Exercise description
Reproduce all lines of the listing below in which the word "React" occurs.

Recorded information
>> Start

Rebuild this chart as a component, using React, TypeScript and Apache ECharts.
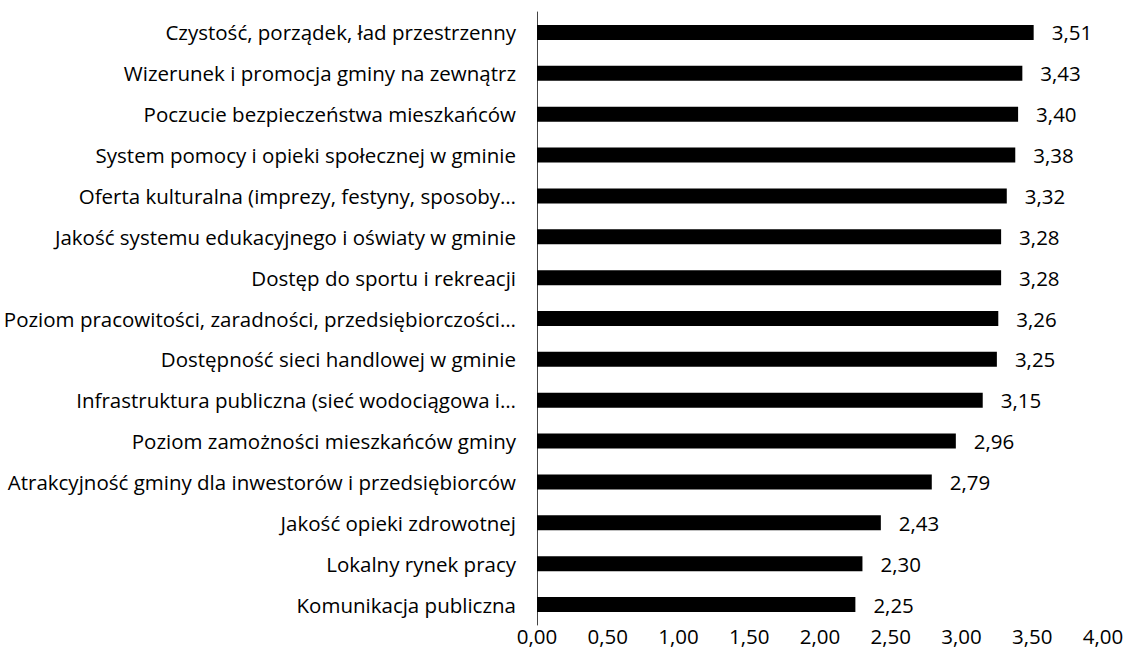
import React, { useEffect, useRef } from "react";
import * as echarts from "echarts";

const categories = [
  "Czystość, porządek, ład przestrzenny",
  "Wizerunek i promocja gminy na zewnątrz",
  "Poczucie bezpieczeństwa mieszkańców",
  "System pomocy i opieki społecznej w gminie",
  "Oferta kulturalna (imprezy, festyny, sposoby…",
  "Jakość systemu edukacyjnego i oświaty w gminie",
  "Dostęp do sportu i rekreacji",
  "Poziom pracowitości, zaradności, przedsiębiorczości…",
  "Dostępność sieci handlowej w gminie",
  "Infrastruktura publiczna (sieć wodociągowa i…",
  "Poziom zamożności mieszkańców gminy",
  "Atrakcyjność gminy dla inwestorów i przedsiębiorców",
  "Jakość opieki zdrowotnej",
  "Lokalny rynek pracy",
  "Komunikacja publiczna",
];
const values = [3.51, 3.43, 3.4, 3.38, 3.32, 3.28, 3.28, 3.26, 3.25, 3.15, 2.96, 2.79, 2.43, 2.3, 2.25];

const fmt = (v: number) => v.toFixed(2).replace(".", ",");

export default function App() {
  const ref = useRef<HTMLDivElement>(null);
  useEffect(() => {
    if (!ref.current) return;
    const chart = echarts.init(ref.current, null, { renderer: "svg" });
    const font = "'Open Sans', sans-serif";
    chart.setOption({
      animation: false,
      backgroundColor: "#ffffff",
      grid: { left: 537, right: 27, top: 12, bottom: 44, containLabel: false },
      xAxis: {
        type: "value",
        min: 0,
        max: 4,
        interval: 0.5,
        axisLine: { show: false },
        axisTick: { show: false },
        splitLine: { show: false },
        axisLabel: {
          margin: 0,
          color: "#000",
          fontSize: 20.5,
          fontFamily: font,
          formatter: (v: number) => fmt(v),
        },
      },
      yAxis: {
        type: "category",
        inverse: true,
        data: categories,
        axisLine: { show: true, lineStyle: { color: "#444", width: 1 } },
        axisTick: { show: false },
        axisLabel: { margin: 21, color: "#000", fontSize: 20.5, fontFamily: font },
      },
      series: [
        {
          type: "bar",
          data: values,
          barWidth: 15,
          itemStyle: { color: "#000" },
          label: {
            show: true,
            position: "right",
            distance: 18,
            color: "#000",
            fontSize: 20.5,
            fontFamily: font,
            formatter: (p: any) => fmt(p.value),
          },
        },
      ],
    });
    return () => chart.dispose();
  }, []);
  return <div ref={ref} style={{ width: 1130, height: 669, position: "absolute", left: 0, top: 0 }} />;
}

>> End

Reply to the task
Rebuild this chart as a component, using React, TypeScript and Apache ECharts.
import React, { useEffect, useRef } from "react";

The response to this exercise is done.